(NEW YORK) — A federal appeals court is set to hear arguments regarding an effort by the state of Kansas to reinstate rules that require its residents to present proof of U.S. citizenship at the Department of Motor Vehicles (DMV) when registering to vote.
The hearing, which will take place in Denver, Colorado, comes as a series of proposed voter ID laws are being considered or contested across the country prior to the presidential election in November. The Kansas law notably left thousands of residents who believed they had registered to vote while obtaining driver’s licenses ineligible to do so, angering civil rights groups.
The controversial law was struck down earlier this year by a U.S. District Court judge in Kansas City.
The American Civil Liberties Union (ACLU), who sued the state in July, argued that the Kansas law is in conflict with the National Voter Registration Act, a federal law that was enacted to “enhance voting opportunities for every American,” according to the Department of Justice.

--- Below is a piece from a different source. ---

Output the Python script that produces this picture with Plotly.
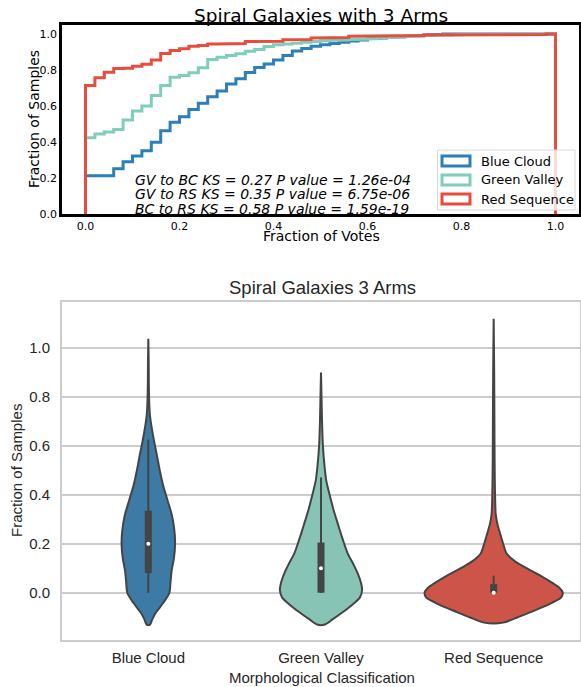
import numpy as np
import plotly.graph_objects as go

W, H = 581, 687

# ---------------- Top panel data (cumulative fraction per bin, 50 bins on [0,1]) ----------------
bin_edges = np.linspace(0.0, 1.0, 51)
series_names = ["Blue Cloud", "Green Valley", "Red Sequence"]
line_colors = ["#2c7fb8", "#7fcdbb", "#e74c3c"]

blue_cum = [0.213, 0.213, 0.213, 0.252, 0.290, 0.322, 0.352, 0.398, 0.463, 0.510,
            0.540, 0.580, 0.615, 0.652, 0.683, 0.722, 0.752, 0.786, 0.814, 0.834,
            0.855, 0.880, 0.905, 0.920, 0.932, 0.940, 0.947, 0.954, 0.961, 0.967,
            0.973, 0.977, 0.981, 0.985, 0.988, 0.991, 0.995, 0.998, 1.000, 1.000,
            1.000, 1.000, 1.000, 1.000, 1.000, 1.000, 1.000, 1.000, 1.000, 1.000]
green_cum = [0.424, 0.444, 0.456, 0.470, 0.522, 0.572, 0.600, 0.658, 0.714, 0.760,
             0.770, 0.785, 0.812, 0.858, 0.871, 0.880, 0.890, 0.904, 0.914, 0.930,
             0.940, 0.944, 0.949, 0.954, 0.958, 0.962, 0.965, 0.967, 0.969, 0.971,
             0.974, 0.977, 0.981, 0.984, 0.986, 0.988, 0.991, 0.993, 0.995, 0.996,
             0.997, 0.998, 0.998, 0.999, 0.999, 1.000, 1.000, 1.000, 1.000, 1.000]
red_cum = [0.714, 0.757, 0.788, 0.809, 0.810, 0.821, 0.832, 0.855, 0.892, 0.908,
           0.918, 0.932, 0.936, 0.945, 0.945, 0.946, 0.947, 0.958, 0.958, 0.959,
           0.960, 0.968, 0.969, 0.970, 0.978, 0.979, 0.980, 0.981, 0.988, 0.989,
           0.989, 0.990, 0.990, 0.991, 0.991, 0.992, 0.995, 0.995, 0.995, 0.995,
           0.995, 0.995, 0.995, 0.996, 0.996, 0.996, 0.996, 0.996, 0.997, 1.000]
top_ticks = [0.0, 0.2, 0.4, 0.6, 0.8, 1.0]

ks_lines = ["GV to BC KS = 0.27 P value = 1.26e-04",
            "GV to RS KS = 0.35 P value = 6.75e-06",
            "BC to RS KS = 0.58 P value = 1.59e-19"]

# ---------------- Bottom panel data (violin profiles) ----------------
categories = ["Blue Cloud", "Green Valley", "Red Sequence"]
violin_fill = ["#3d7aa6", "#87c4b5", "#cd5448"]

blue_levels = [-0.13, -0.11, -0.08, -0.04, 0.0, 0.04, 0.09, 0.14, 0.20, 0.26, 0.32,
               0.38, 0.44, 0.50, 0.56, 0.62, 0.68, 0.72, 0.78, 0.85, 0.95, 1.037]
blue_halfwidth = [0.010, 0.022, 0.045, 0.088, 0.122, 0.128, 0.135, 0.148, 0.155, 0.150, 0.135,
                  0.110, 0.085, 0.066, 0.050, 0.033, 0.018, 0.010, 0.005, 0.003, 0.002, 0.0]

green_levels = [-0.13, -0.11, -0.08, -0.05, -0.02, 0.01, 0.04, 0.08, 0.12, 0.16,
                0.22, 0.28, 0.34, 0.40, 0.46, 0.52, 0.60, 0.70, 0.80, 0.899]
green_halfwidth = [0.022, 0.065, 0.125, 0.180, 0.225, 0.238, 0.232, 0.212, 0.185, 0.155,
                   0.125, 0.098, 0.072, 0.050, 0.030, 0.020, 0.011, 0.006, 0.003, 0.0]

red_levels = [-0.122, -0.10, -0.08, -0.06, -0.04, -0.02, 0.0, 0.02, 0.04, 0.07, 0.10, 0.13,
              0.16, 0.20, 0.24, 0.28, 0.32, 0.40, 0.50, 0.60, 0.75, 0.90, 1.119]
red_halfwidth = [0.055, 0.140, 0.210, 0.280, 0.340, 0.390, 0.400, 0.380, 0.340, 0.270, 0.190, 0.120,
                 0.075, 0.055, 0.038, 0.022, 0.012, 0.008, 0.006, 0.005, 0.004, 0.003, 0.0]

whisker_low = [0.0, 0.0, -0.005]
whisker_high = [0.625, 0.47, 0.07]
box_q1 = [0.08, 0.0, 0.0]
box_q3 = [0.335, 0.205, 0.035]
medians = [0.2, 0.1, 0.0]
bottom_ticks = [0.0, 0.2, 0.4, 0.6, 0.8, 1.0]

fig = go.Figure()

# ---- top: cumulative step histograms ----
for cum, name, col in zip([blue_cum, green_cum, red_cum], series_names, line_colors):
    xs, ys = [bin_edges[0]], [0.0]
    for i, v in enumerate(cum):
        xs += [bin_edges[i], bin_edges[i + 1]]
        ys += [v, v]
    xs.append(bin_edges[-1])
    ys.append(0.0)
    fig.add_trace(go.Scatter(x=xs, y=ys, mode="lines", name=name,
                             line=dict(color=col, width=3), xaxis="x", yaxis="y",
                             hoverinfo="skip"))

# ---- bottom: violins ----
profiles = [(blue_levels, blue_halfwidth), (green_levels, green_halfwidth),
            (red_levels, red_halfwidth)]
for k, (lv, hw) in enumerate(profiles):
    lv = np.array(lv)
    hw = np.array(hw)
    px_ = np.concatenate([k + hw, (k - hw)[::-1], [k + hw[0]]])
    py_ = np.concatenate([lv, lv[::-1], [lv[0]]])
    fig.add_trace(go.Scatter(x=px_, y=py_, mode="lines", fill="toself",
                             fillcolor=violin_fill[k],
                             line=dict(color="#444444", width=2, shape="spline", smoothing=0.8),
                             xaxis="x2", yaxis="y2", hoverinfo="skip"))
    fig.add_trace(go.Scatter(x=[k, k], y=[whisker_low[k], whisker_high[k]], mode="lines",
                             line=dict(color="#444444", width=2),
                             xaxis="x2", yaxis="y2", hoverinfo="skip"))
    fig.add_trace(go.Scatter(x=[k, k], y=[box_q1[k], box_q3[k]], mode="lines",
                             line=dict(color="#444444", width=7),
                             xaxis="x2", yaxis="y2", hoverinfo="skip"))
    fig.add_trace(go.Scatter(x=[k], y=[medians[k]], mode="markers",
                             marker=dict(color="white", size=4),
                             xaxis="x2", yaxis="y2", hoverinfo="skip"))


def pxx(v):
    return v / W


def pxy(v):
    return 1 - v / H


top_font = dict(family="DejaVu Sans", color="black")
bot_font = dict(family="Liberation Sans, Arial", color="#262626")

annotations = []
annotations.append(dict(text="Spiral Galaxies with 3 Arms", x=pxx(321), y=pxy(15), xref="paper",
                        yref="paper", showarrow=False, xanchor="center", yanchor="middle",
                        font=dict(size=18.5, **top_font)))
annotations.append(dict(text="Fraction of Votes", x=pxx(321), y=pxy(236), xref="paper",
                        yref="paper", showarrow=False, xanchor="center", yanchor="middle",
                        font=dict(size=14, **top_font)))
annotations.append(dict(text="Fraction of Samples", x=pxx(34), y=pxy(119), xref="paper",
                        yref="paper", showarrow=False, xanchor="center", yanchor="middle",
                        textangle=-90, font=dict(size=14, **top_font)))
for i, t in enumerate(ks_lines):
    annotations.append(dict(text="<i>" + t + "</i>", x=pxx(133), y=pxy(180 + 14.3 * i),
                            xref="paper", yref="paper", showarrow=False, xanchor="left",
                            yanchor="middle", font=dict(size=14, **top_font)))

shapes = []
# legend box
shapes.append(dict(type="rect", xref="paper", yref="paper", x0=pxx(437.5), x1=pxx(575),
                   y0=pxy(210), y1=pxy(150), fillcolor="rgba(255,255,255,0.8)",
                   line=dict(color="#d8d8d8", width=1), layer="above"))
for i, (name, col) in enumerate(zip(series_names, line_colors)):
    cy = 161 + 19 * i
    shapes.append(dict(type="rect", xref="paper", yref="paper", x0=pxx(442), x1=pxx(470),
                       y0=pxy(cy + 5), y1=pxy(cy - 5), fillcolor="rgba(0,0,0,0)",
                       line=dict(color=col, width=3), layer="above"))
    annotations.append(dict(text=name, x=pxx(479), y=pxy(cy), xref="paper", yref="paper",
                            showarrow=False, xanchor="left", yanchor="middle",
                            font=dict(size=13, **top_font)))

annotations.append(dict(text="Spiral Galaxies 3 Arms", x=pxx(322), y=pxy(287), xref="paper",
                        yref="paper", showarrow=False, xanchor="center", yanchor="middle",
                        font=dict(size=18.5, **bot_font)))
annotations.append(dict(text="Morphological Classification", x=pxx(322), y=pxy(677), xref="paper",
                        yref="paper", showarrow=False, xanchor="center", yanchor="middle",
                        font=dict(size=15, **bot_font)))
annotations.append(dict(text="Fraction of Samples", x=pxx(16), y=pxy(471), xref="paper",
                        yref="paper", showarrow=False, xanchor="center", yanchor="middle",
                        textangle=-90, font=dict(size=15, **bot_font)))

fig.update_layout(
    width=W, height=H, margin=dict(l=0, r=0, t=0, b=0),
    paper_bgcolor="white", plot_bgcolor="white", showlegend=False,
    annotations=annotations, shapes=shapes,
    xaxis=dict(domain=[pxx(62), pxx(579)], range=[-0.05, 1.05], anchor="y",
               tickvals=top_ticks, ticktext=[f"{v:.1f}" for v in top_ticks],
               showline=True, mirror=True, linecolor="black", linewidth=2.5,
               showgrid=False, zeroline=False, ticks="", automargin=False,
               tickfont=dict(size=11, **top_font)),
    yaxis=dict(domain=[pxy(214), pxy(25)], range=[0, 1.05], anchor="x",
               tickvals=top_ticks, ticktext=[f"{v:.1f}" for v in top_ticks],
               showline=True, mirror=True, linecolor="black", linewidth=2.5,
               showgrid=False, zeroline=False, ticks="", automargin=False,
               tickfont=dict(size=11, **top_font)),
    xaxis2=dict(domain=[pxx(62), pxx(580)], range=[-0.5, 2.5], anchor="y2",
                tickvals=[0, 1, 2], ticktext=categories,
                showline=True, mirror=True, linecolor="#cccccc", linewidth=2,
                showgrid=False, zeroline=False, ticks="outside", ticklen=3,
                tickcolor="rgba(0,0,0,0)", automargin=False,
                tickfont=dict(size=15, **bot_font)),
    yaxis2=dict(domain=[pxy(640), pxy(302)], range=[-0.193, 1.187], anchor="x2",
                tickvals=bottom_ticks, ticktext=[f"{v:.1f}" for v in bottom_ticks],
                showline=True, mirror=True, linecolor="#cccccc", linewidth=2,
                showgrid=True, gridcolor="#cccccc", gridwidth=2, zeroline=False,
                ticks="outside", ticklen=7, tickcolor="rgba(0,0,0,0)", automargin=False,
                tickfont=dict(size=15, **bot_font)),
)

fig.write_html("out.html", post_script="document.body.style.margin='0px';",
               config={"displayModeBar": False})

In North Carolina last month, federal judges overturned state voter ID laws, ruling that they were formed with “discriminatory intent” toward black voters. State officials then asked the U.S. Supreme Court to maintain the voter identification requirement and 10 days of early voting for the November election.
In Texas this month, a judge agreed to a proposal that will allow citizens without sufficient photo ID to still vote with a regular ballot.
A U.S. appeals court suspended a July 19 ruling by a federal judge that struck down parts of Wisconsin’s voter ID law.